Introduction to Causal Inference for Data Science

Date:

June 26 to 30. AFTERNOON: 15 to 18h

Instructor

Aleix Ruiz de Villa holds a PhD in mathematics and a Msc in financial mathematics. Hes been working as a data scientist for more than 10 years. He was Head of Data Science at LaVanguardia, and SCRM (from Lidl). He was Chief Data Science at Onna. For the last 4 years he's been freelancing in causal inference projects in collaboration with Vall d'Hebron and KoaHealth, while teaching regularly at many institutions. And he is an Advisor at Nuclia (NLP company).

Besides his daily work, Aleix is the author of "Causal Inference for Data Science" (Mannig Publishing). He was the cofounder of the Barcelona R Users Group (2011-2017) and the founder of the Barcelona Data Science and Machine Learning Meetup (since 2014).

Language

English

Description

Data has become a great support for companies to understand their customers and make better decisions. However, data can still become confusing and difficult to interpret. The problem is that in order to make decisions, we are interested in knowing what causes what, while data can only tell us what is correlated with what. And as you may know, correlation is not causation.

A good solution is using A/B testing. Unfortunately, they have many limitations: you cannot run lots of them simultaneously, they may be expensive to run, harm the customers, and sometimes they are not even feasible. That’s where causal inference comes into play.

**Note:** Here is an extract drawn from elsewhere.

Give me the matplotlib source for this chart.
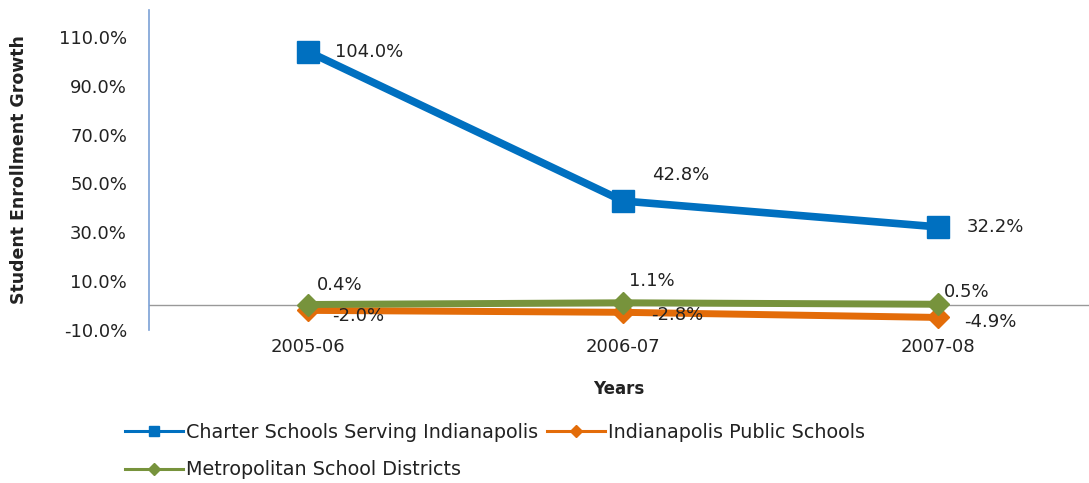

Causal inference is a new methodology, quickly growing in popularity, that works with historical data not obtained through A/B tests. Causal inference helps us to:

- Know in which situations we can discern causation from correlation, in which situations we can as far as we get more variables, and in which situations correlations are the only thing we should expect to get.
- Calculate causal impacts from the historical data using statistical tools.

Course goals

Understand when causal inference is necessary, and also its assumptions and limitations
Learn tools to estimate causal effects
Understand how machine learning and causal inference can help each other

Course contents

1. Introduction

- Correlation is not causation

- A/B tests and Randomized Controlled Trials

2. How to handle confounders

- The main problem with confounders through Simpson's paradox

- How to remove the effect of confounding with the adjustment formula

- The adjustment formula in linear models

- Propensity Scores

3. Using machine learning to remove the effect of confounders

- The adjustment formula with machine learning

- Double Machine Learning

4. Selecting the variables that you need to include in your analysis in Directed Acyclic Graphs

- d-separation

- Backdoor criterion

5. Avoiding confounders through Instrumental Variables

6. Measuring the impact of a time event

- Synthetic Controls

- Regression Discontinuity Design

- Differences in Differences

Prerequisites

Basic knowledge of Probabilyt and Linear Regression
Basic knowledge of machine learning: cross-validation, decision trees, ...
Basic programming knowledge in R or Python

Targeted at

Data scientists, statisticians and econometricians that want to evaluate the impact of decisions or treatments.

Evaluation

Evaluation is done with an exercise where students will have to simulate synthetic data and later analyze it with causal inference tools

Software requirements

R or Python with your favourite GUI